McSally promises to maintain both programs for current seniors. But on Social Security, she has said she supports “gradually increasing the retirement age for younger workers” and allowing beneficiaries “to invest part of their benefits for higher returns.”
Race is hard to call
Gender issues have become key in this District 2 race.
Barber makes it a point to criticize Arizona’s new law to allow some religious employers to drop insurance coverage for women’s prescription contraceptives. He also praises the Affordable Care Act for prohibiting insurance companies from charging women for preventive care.
Some of his comments have backfired. Criticizing a lack of gender, ethnic and religious diversity among Republicans in Congress, Barber called GOP lawmakers in an interview with the Arizona Daily Star “a bunch of White guys.”

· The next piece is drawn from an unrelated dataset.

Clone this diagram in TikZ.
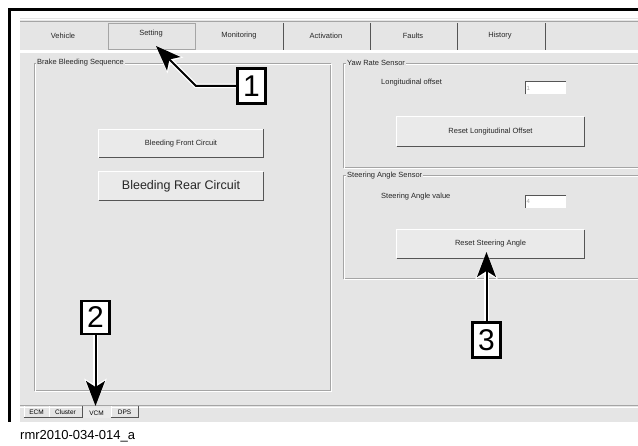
\documentclass[tikz,border=0pt]{standalone}
\usepackage{fontspec}
\setmainfont{Liberation Sans}
\usepackage{tikz}
\usetikzlibrary{arrows.meta,positioning}
\definecolor{winbg}{RGB}{229,229,229}
\definecolor{winedge}{RGB}{165,165,165}
\definecolor{winshade}{RGB}{85,85,85}
\definecolor{winface}{RGB}{234,234,234}

\tikzset{
  uitext/.style={font=\fontsize{7.5}{9}\selectfont, inner sep=1pt, text=black!85},
  grouptitle/.style={uitext, fill=winbg, anchor=west},
  winbutton/.style={fill=winface, minimum width=164pt, minimum height=28pt, inner sep=0pt, font=\fontsize{7.5}{9}\selectfont, text=black!85},
  winfield/.style={fill=white, minimum width=41pt, minimum height=12pt, inner sep=1.5pt, font=\fontsize{6}{7}\selectfont, text=winedge, text width=38pt, anchor=north west, align=left},
  bottomtab/.style={minimum height=11pt, inner sep=0pt, font=\fontsize{6.5}{7}\selectfont},
  callout/.style={draw=black, line width=1.6pt, fill=white, minimum width=27pt, minimum height=34pt, inner sep=0pt, font=\fontsize{30}{30}\selectfont},
  pointer/.style={line width=2pt, -{Stealth[length=25pt,width=19pt,inset=6pt]},
    preaction={draw=white, line width=4.5pt, -{Stealth[length=27pt,width=22pt,inset=6pt]}}},
}

\begin{document}
\begin{tikzpicture}[x=1pt, y=-1pt]
\useasboundingbox (0,0) rectangle (638,446);

% screen and frame
\fill[winbg] (20,18) rectangle (638,422);
\draw[line width=2.7pt] (9.3,422) -- (9.3,9.3) -- (638,9.3);
\draw[white, line width=1.5pt] (20,19.5) -- (638,19.5);
\draw[winedge] (20,21.3) -- (638,21.3);
\draw[white, line width=2.5pt] (20,51.5) -- (638,51.5);

% upper tabs
\draw[winedge, line width=0.8pt] (108,23) rectangle (195,49.5);
\foreach \x in {283,370,457,545}
  \draw[winshade, line width=1pt] (\x,23) -- (\x,50);
\foreach \t/\x/\y [count=\i] in {Vehicle/63/36, Setting/151/34, Monitoring/239/36,
    Activation/326/36, Faults/413/36, History/500/36}
  \node[uitext] (tab\i) at (\x,\y) {\t};

% group boxes
\draw[winedge] (34,63) rectangle (330,390);
\draw[white] (35,64) rectangle (331,391);
\draw[winedge] (638,63) -- (343,63) -- (343,167) -- (638,167);
\draw[white] (638,64) -- (344,64) -- (344,168) -- (638,168);
\draw[winedge] (638,175) -- (343,175) -- (343,278) -- (638,278);
\draw[white] (638,176) -- (344,176) -- (344,279) -- (638,279);
\node[grouptitle] (gbrake) at (36,63) {Brake Bleeding Sequence};
\node[grouptitle] (gyaw) at (346,63) {Yaw Rate Sensor};
\node[grouptitle] (gsteer) at (346,176) {Steering Angle Sensor};

% buttons
\node[winbutton] (bfront) at (181,143.5) {Bleeding Front Circuit};
\node[winbutton, font=\fontsize{12.5}{14}\selectfont] (brear) at (181,186) {Bleeding Rear Circuit};
\node[winbutton, minimum width=187pt, minimum height=29pt] (blong) at (490.5,131.5) {Reset Longitudinal Offset};
\node[winbutton, minimum width=187pt] (bsteer) at (490.5,244) {Reset Steering Angle};
\foreach \b in {bfront,brear,blong,bsteer} {
  \draw[white, line width=1pt] (\b.south west) -- (\b.north west) -- (\b.north east);
  \draw[winshade, line width=1.3pt] (\b.south west) -- (\b.south east) -- (\b.north east);
}

% sensor values
\node[uitext, anchor=west] (llong) at (380,83) {Longitudinal offset};
\node[uitext, anchor=west] (lsteer) at (380,197) {Steering Angle value};
\node[winfield] (flong) at (525,82) {1};
\node[winfield] (fsteer) at (525,195.5) {4};
\foreach \f in {flong,fsteer}
  \draw[winshade, line width=1pt] (\f.south west) -- (\f.north west) -- (\f.north east);

% lower tabs
\draw[winedge, line width=1pt] (20,405.5) -- (638,405.5);
\draw[white] (20,407) -- (638,407);
\node[bottomtab, minimum width=25pt] (tecm) at (36.5,412) {ECM};
\node[bottomtab, minimum width=33pt] (tcluster) at (65.5,412) {Cluster};
\node[bottomtab, minimum width=29pt, fill=winface] (tvcm) at (96.5,413) {VCM};
\node[bottomtab, minimum width=27pt] (tdps) at (124.5,412) {DPS};
\foreach \b in {tecm,tcluster,tdps} {
  \draw[white] (\b.south west) -- (\b.north west);
  \draw[winshade, line width=0.8pt] (\b.south west) -- (\b.south east) -- (\b.north east);
}

% callouts
\node[callout] (c1) at (251.5,86) {1};
\node[callout, minimum height=32pt] (c2) at (95.5,317.5) {2};
\node[callout] (c3) at (486.5,340) {3};
\coordinate (k1) at (196,86);
\coordinate (t1) at (156,46);
\coordinate (t2) at (95.5,406);
\coordinate (t3) at (486.5,252);
\draw[pointer] (c1.west) -- (k1) -- (t1);
\draw[pointer] (c2.south) -- (t2);
\draw[pointer] (c3.north) -- (t3);
\foreach \c in {c1,c2,c3}
  \draw[line width=1.6pt] (\c.south west) rectangle (\c.north east);

\node[font=\fontsize{13}{15}\selectfont, anchor=west, inner sep=0pt] (caption) at (20,436) {rmr2010-034-014\_a};
\end{tikzpicture}
\end{document}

McSally said the remark was “divisive.”
McSally also cried foul over an outside Democratic group’s ad against her. The House Majority PAC, a political action committee, ran a television spot featuring cooking images and called her platform a “recipe for disaster.” McSally called it sexist.
Barber’s campaign, which did not have a role in the ad, distanced itself from it. The political action group replaced it a few days later with a different ad.
And as Election Day looms closer, political strategists continue to disagree over the outcome of the race.
“Things look good for him,” said Democratic political strategist Steele, who has donated to Barber’s campaign. “By any objective standards (McSally is) a strong candidate. ... But even before Ron worked for Gabby, he was well-known throughout southern Arizona. He’s built a reputation as honest and fair- dealing.”
“(It) is now a very close battle,” said Deputy Political and Polling Director Brock McCleary of the National Republican Congressional Committeee. “I really attribute that to Martha McSally.”